Managing and coordinating work across different team members and stakeholders can be an extremely challenging task, and it’s only going to grow even more complicated as your organization grows. This is especially true if you don’t have a proper system and infrastructure in place: imagine digging through hundreds of emails every time you need to find information and/or clear disputes.
Without proper work management, you’ll quickly find inefficiencies throughout the organization: missed deadlines, budget exceeded, missing compliance steps, and so on. Yet, many organizations still don’t implement work management because they don’t know where to start.
This guide will discuss all you need to know about work management, its benefits, and how to implement it in your organization.
What Is Work Management?
Work management is both a discipline and technology or tool.
It is a discipline aimed at managing work more efficiently across the organization, but as defined by Gartner, work management can also be defined as a software product or a set of software products/services that allows us to apply workflow structure to a ‘work’. Work here is defined as the movement of information within an organization and the interaction between human workers and business processes that generate this information.
The objective of work management is to streamline and improve the efficiency of business processes.
In practice, implementing work management in your organization involves:
- Evaluating the existing business processes.
- Identifying potential bottlenecks as well as the strengths of each business process.
- Optimizing them to be more efficient.
This will require us to properly create a visual representation of a business process using a business workflow builder tool like Aproove.
Only after the business process workflow is properly visualized can the organization get a better overview of the process. From here, we can eliminate redundancies, reduce waste, and optimize all the different aspects of the workflow to create the most efficient business process possible.
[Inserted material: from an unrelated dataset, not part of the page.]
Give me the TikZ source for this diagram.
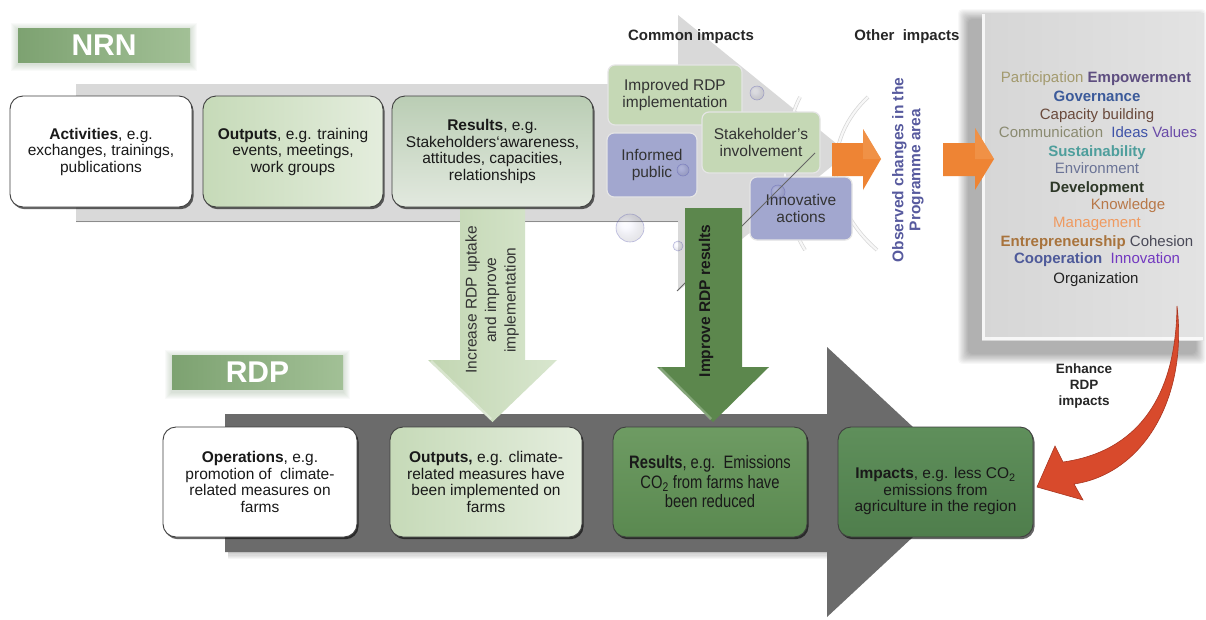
\documentclass[tikz,border=0pt]{standalone}
\usepackage{fontspec}
\setmainfont{Liberation Sans}
\newfontfamily\narrowfont[FakeStretch=0.82]{Liberation Sans}
\usetikzlibrary{shadows}

\definecolor{boxline}{HTML}{3F3F3F}
\definecolor{bandlight}{HTML}{D9D9D9}
\definecolor{banddark}{HTML}{6B6B6B}
\definecolor{labdark}{HTML}{7DA271}
\definecolor{lablight}{HTML}{A2C096}
\definecolor{palegreenA}{HTML}{C6DAB8}
\definecolor{palegreenB}{HTML}{E4EDDD}
\definecolor{sagegreenA}{HTML}{BACDB4}
\definecolor{sagegreenB}{HTML}{E2E9DF}
\definecolor{midgreenA}{HTML}{6E9B63}
\definecolor{midgreenB}{HTML}{5A8950}
\definecolor{deepgreenA}{HTML}{5F8F5B}
\definecolor{deepgreenB}{HTML}{4F7E4C}
\definecolor{cigreen}{HTML}{C5D8B5}
\definecolor{ciblue}{HTML}{A2A7CF}
\definecolor{orangeA}{HTML}{EE8434}
\definecolor{orangeB}{HTML}{F29A52}
\definecolor{observed}{HTML}{575A9E}
\definecolor{panelA}{HTML}{D6D6D6}
\definecolor{panelB}{HTML}{E3E3E3}
\definecolor{redarrow}{HTML}{D84A2C}
\definecolor{rededge}{HTML}{A93520}
\definecolor{arrowpale}{HTML}{C2D6B2}
\definecolor{arrowpaleB}{HTML}{D8E6CE}
\definecolor{arrowdark}{HTML}{5C874D}
% word cloud colours
\definecolor{wPart}{HTML}{A39A6E}
\definecolor{wEmp}{HTML}{5E4E80}
\definecolor{wGov}{HTML}{3B5A9A}
\definecolor{wCap}{HTML}{6A4A3C}
\definecolor{wComm}{HTML}{8A8A70}
\definecolor{wIdeas}{HTML}{3E52A8}
\definecolor{wVal}{HTML}{6A4BA8}
\definecolor{wSus}{HTML}{4E9E9C}
\definecolor{wEnv}{HTML}{6A7396}
\definecolor{wDev}{HTML}{2E3828}
\definecolor{wKnow}{HTML}{B87848}
\definecolor{wMan}{HTML}{EF9A60}
\definecolor{wEnt}{HTML}{A8733C}
\definecolor{wCoh}{HTML}{4A4A58}
\definecolor{wCoop}{HTML}{4E5A9A}
\definecolor{wInno}{HTML}{7238C0}
\definecolor{wOrg}{HTML}{222222}

\begin{document}
\begin{tikzpicture}[x=1pt,y=-1pt,
  every node/.style={inner sep=0pt, outer sep=0pt},
  stepbox/.style={rectangle, rounded corners=13pt, draw=boxline, line width=0.9pt,
    align=center, text=black!90, font=\fontsize{15.5}{16.5}\selectfont,
    drop shadow={shadow xshift=1.6pt, shadow yshift=-2.2pt, opacity=0.6, fill=black}},
  nrnrow/.style={stepbox, minimum height=111pt},
  rdprow/.style={stepbox, minimum height=110pt},
  cibox/.style={rectangle, rounded corners=7pt, align=center, text=black!80,
    font=\fontsize{15.5}{17}\selectfont, draw=white!80!gray, line width=1.2pt},
  rowlabel/.style={text=white, font=\fontsize{30}{30}\selectfont\bfseries,
    minimum height=34pt, left color=labdark, right color=lablight},
  title/.style={font=\fontsize{15}{15}\selectfont\bfseries, text=black!85},
  word/.style={anchor=base, font=\fontsize{15}{15}\selectfont},
  bubble/.style={ball color=white!80!blue, opacity=0.15},
  bubblerim/.style={draw=gray!60!blue, line width=0.6pt, opacity=0.35},
  arcdeco/.style={draw=black!16, line width=0.7pt, double=white!97!black, double distance=2.2pt},
]
\useasboundingbox (0,0) rectangle (1206,619);
\fill[white] (0,0) rectangle (1206,619);

% ---------- RDP band: dark grey block arrow ----------
\foreach \i in {1,...,6}
  \fill[black, opacity=0.035] (228,552) rectangle (827,552+\i*1.2);
\fill[banddark] (225,414) -- (827,414) -- (827,347) -- (972,482) -- (827,617)
  -- (827,552) -- (225,552) -- cycle;

% ---------- NRN band: light grey block arrow ----------
\fill[bandlight] (76,84) -- (678,84) -- (678,15) -- (848,153) -- (678,291)
  -- (678,222) -- (76,222) -- cycle;
\draw[black!45, line width=1.6pt] (76,221.5) -- (678,221.5);

% faint bracket arcs behind the common impacts
\draw[arcdeco] (800,97) .. controls (778,140) and (780,210) .. (805,250);
\draw[arcdeco] (868,97) .. controls (822,140) and (825,205) .. (877,250);

% ---------- row labels with a soft halo ----------
\foreach \i in {1,...,7}
  \fill[labdark!80!gray, opacity=0.045] (18-\i,28-\i+2) rectangle (190+\i,62+\i+2);
\node[rowlabel, minimum width=172pt] (nrnlab) at (104,45) {NRN};
\foreach \i in {1,...,7}
  \fill[labdark!80!gray, opacity=0.045] (172-\i,355-\i+2) rectangle (343+\i,390+\i+2);
\node[rowlabel, minimum width=171pt] (rdplab) at (257.5,372.5) {RDP};

% ---------- arrow: increase uptake ----------
\shade[left color=arrowpale, right color=arrowpaleB]
  (460,200) -- (525,200) -- (525,360) -- (557,360) -- (492.5,422) -- (428,360)
  -- (460,360) -- cycle;
\draw[white, opacity=0.35, line width=2.5pt] (431,361) -- (491,419);
\node[rotate=90, align=center, font=\fontsize{15.5}{19.5}\selectfont, text=black!80]
  (inctext) at (492,300) {Increase RDP uptake\\and improve\\implementation};

% ---------- NRN row ----------
\node[nrnrow, minimum width=182pt, fill=white] (act) at (101,151.5)
  {\textbf{Activities}, e.g.\\exchanges, trainings,\\publications};
\node[nrnrow, minimum width=180pt, left color=palegreenA, right color=palegreenB] (nout) at (293,151.5)
  {\textbf{Outputs}, e.g. training\\events, meetings,\\work groups};
\node[nrnrow, minimum width=201pt, top color=sagegreenA, bottom color=sagegreenB] (nres) at (492.5,151.5)
  {\textbf{Results}, e.g.\\Stakeholders‘awareness,\\attitudes, capacities,\\relationships};

% ---------- common impacts ----------
\node[title] (cimp) at (691,37) {Common impacts};
\node[cibox, fill=cigreen, minimum width=134pt, minimum height=60pt] (ci1) at (675,95)
  {Improved RDP\\implementation};
\node[cibox, fill=ciblue, minimum width=90pt, minimum height=64pt] (ci2) at (652,165)
  {Informed\\public};
\node[cibox, fill=cigreen, minimum width=118pt, minimum height=61pt] (ci3) at (761,142.5)
  {Stakeholder’s\\involvement};
\node[cibox, fill=ciblue, minimum width=102pt, minimum height=63pt] (ci4) at (801,208.5)
  {Innovative\\actions};

% bubbles
\foreach \bx/\by/\br in {757/93/7, 683/170/6, 630/228/14, 678/246/5, 778/192/7} {
  \shade[bubble] (\bx,\by) circle [radius=\br pt];
  \draw[bubblerim] (\bx,\by) circle [radius=\br pt];
}

% thin diagonal stroke
\coordinate (lnA) at (815,153);
\coordinate (lnB) at (677,291);
\draw[black!60, line width=0.8pt] (lnA) -- (lnB);

% ---------- arrow: improve results ----------
\fill[arrowdark] (685,208) -- (742,208) -- (742,367) -- (769,367) -- (713,422)
  -- (657,367) -- (685,367) -- cycle;
\draw[white, opacity=0.25, line width=2.5pt] (660,368) -- (711,419);
\node[rotate=90, font=\fontsize{15.5}{16}\selectfont\bfseries, text=black!90]
  (imptxt) at (706,301) {Improve RDP results};

% ---------- first orange arrow and observed changes ----------
\fill[orangeA] (832,143) -- (863,143) -- (863,129) -- (881,159) -- (863,190) -- (863,176)
  -- (832,176) -- cycle;
\fill[orangeB, opacity=0.6] (863,129) -- (881,159) -- (863,159) -- cycle;
\node[rotate=90, align=center, font=\fontsize{15.5}{17}\selectfont\bfseries, text=observed]
  (obs) at (908,170) {Observed changes in the\\Programme area};
\node[title] (oimp) at (907,37) {Other\ \ impacts};

% ---------- panel of other impacts ----------
\foreach \i in {0,...,11}
  \fill[black, opacity=0.028, rounded corners=4pt]
    (968-\i*0.9, 19-\i*0.9) rectangle (1196+\i*0.9, 354+\i*0.9);
\node[left color=panelA, right color=panelB, minimum width=222pt, minimum height=327pt]
  (panel) at (1093,176.5) {};
\draw[white, line width=2.5pt, opacity=0.8] (983.5,14) -- (983.5,338.5) -- (1203,338.5);

% second orange arrow, lying over the panel edge
\fill[orangeA] (943,143) -- (975,143) -- (975,128) -- (994,159) -- (975,190) -- (975,176)
  -- (943,176) -- cycle;
\fill[orangeB, opacity=0.6] (975,128) -- (994,159) -- (975,159) -- cycle;

\node[word] (w1) at (1096,82.5)
  {\color{wPart}Participation \textbf{\color{wEmp}Empowerment}};
\node[word] (w2) at (1097,101.5) {\textbf{\color{wGov}Governance}};
\node[word] (w3) at (1097,119.5) {\color{wCap}Capacity building};
\node[word] (w4) at (1098,137.5)
  {\color{wComm}Communication\ \ \color{wIdeas}Ideas \color{wVal}Values};
\node[word] (w5) at (1097,156.5) {\textbf{\color{wSus}Sustainability}};
\node[word] (w6) at (1097,173.5) {\color{wEnv}Environment};
\node[word] (w7) at (1097,192.5) {\textbf{\color{wDev}Development}};
\node[word] (w8) at (1128,209.5) {\color{wKnow}Knowledge};
\node[word] (w9) at (1097,227.5) {\color{wMan}Management};
\node[word] (w10) at (1097,246.5)
  {\textbf{\color{wEnt}Entrepreneurship} \color{wCoh}Cohesion};
\node[word] (w11) at (1097,263.5)
  {\textbf{\color{wCoop}Cooperation}\ \ \color{wInno}Innovation};
\node[word] (w12) at (1096,283.5) {\color{wOrg}Organization};

% ---------- RDP row ----------
\node[rdprow, minimum width=194pt, fill=white] (ops) at (260,482)
  {\textbf{Operations}, e.g.\\promotion of\ \ climate-\\related measures on\\farms};
\node[rdprow, minimum width=192pt, left color=palegreenA, right color=palegreenB] (rout) at (486,482)
  {\textbf{Outputs,} e.g. climate-\\related measures have\\been implemented on\\farms};
\node[rdprow, minimum width=194pt, top color=midgreenA, bottom color=midgreenB,
  font=\narrowfont\fontsize{18}{19.5}\selectfont] (rres) at (710,482)
  {\textbf{Results}, e.g.\ \ Emissions\\CO\textsubscript{2} from farms have\\been reduced};
\node[rdprow, minimum width=195pt, top color=deepgreenA, bottom color=deepgreenB] (imp) at (935.5,482) {};
\node[font=\fontsize{15.5}{16.5}\selectfont, align=center, text=black!90] (imptext) at (935.5,491)
  {\textbf{Impacts}, e.g. less CO\textsubscript{2}\\emissions from\\agriculture in the region};

% ---------- curved red arrow: enhance impacts ----------
\coordinate (rtail) at (1177,306);
\coordinate (rtip) at (1037,487);
\fill[redarrow, draw=rededge, line width=0.6pt]
  (rtail) .. controls (1176,400) and (1135,452) .. (1063,462)
  -- (1055,446) -- (rtip) -- (1083,500) -- (1074,484)
  .. controls (1142,474) and (1188,400) .. (rtail) -- cycle;
\node[align=center, font=\fontsize{13.5}{16}\selectfont\bfseries, text=black!85]
  (enh) at (1084,386) {Enhance\\RDP\\impacts};

\end{tikzpicture}
\end{document}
This, as a whole, is work management.
Why Is Work Management Important?
Work management is essential because it improves the efficiency and productivity of work within an organization. When proper work management is implemented, your organization can deliver high-quality products or services to your customers faster, resulting in a faster generation of revenue. With better efficiencies, the project will require less financial investments.
Work management is also designed to streamline processes to improve productivity and eliminate bottlenecks and reduce any redundancies that will translate into unnecessary usage of resources, time, and money.
Work management reduces waste and eliminates activities that serve no purpose to create a more efficient business process; this is the core of the benefits provided by work management.
However, work management also provides other additional benefits like encouraging collaboration by improving the work process’s transparency and improving accountabilities. Team members and stakeholders can recognize each other’s roles and responsibilities and work on which task. This can improve communication throughout the organization and a more precise direction, so no two employees have to do the same task more than once.
How To Implement Work Management
The core idea of work management is to identify many aspects of a business process or project and integrate them into a system that boosts productivity. These aspects may include managing communications and collaborations, time management, delegating and allocating tasks and roles, resource management, budgeting, and more.
The exact details may vary depending on your organization’s structure and objective, and we can collect all these different elements into cohesive work management by following these steps:
Step 1: Data collection
The first and the most crucial step of implementing work management is to gather as much data as possible about the work. We have to define how the work is executed accurately, when the deadline is, and other elements.
You should conduct surveys and interviews with everyone involved in the business process to collect this data. Let them voice their concerns and provide feedback about the existing process.
Step 2: Panning
In this step, we will use the data to plan what work must be done and who is going to execute it. We should start planning deadlines for each task and the resources necessary to fulfill a task.
Step 3: Schedule
Translate what you’ve planned into a comprehensive schedule and timeline. Proper workflow management tools should also provide a tool to create a schedule to define an appropriate workflow and your stakeholders’ different responsibilities.
If your work involves different tasks, you should also prioritize them as needed and detail potential collaborations.
Step 4: Documentation
It’s essential to have every step of the work management process well documented, including the communications involved throughout. Having a proper workflow management solution can be very beneficial, so you don’t need to worry about documentation. In Aproove, for example, you can easily track every comment and feedback left on any step of the workflow, improving the whole process’s transparency.
Step 5: Monitoring and optimization
Last but not least, monitor everything you’ve implemented to refine the work management process. Remember that workflow management is not a one-off thing but rather a continuously improving system.
Conclusion
A key aspect of work management is to know your team: by assigning the right task to the right people at the right time, we can improve the overall efficiency of the business process workflow. The better you know your team, and the better your team members know their workflow, the better you can implement work management. This is why communications are essential when implementing and developing work management.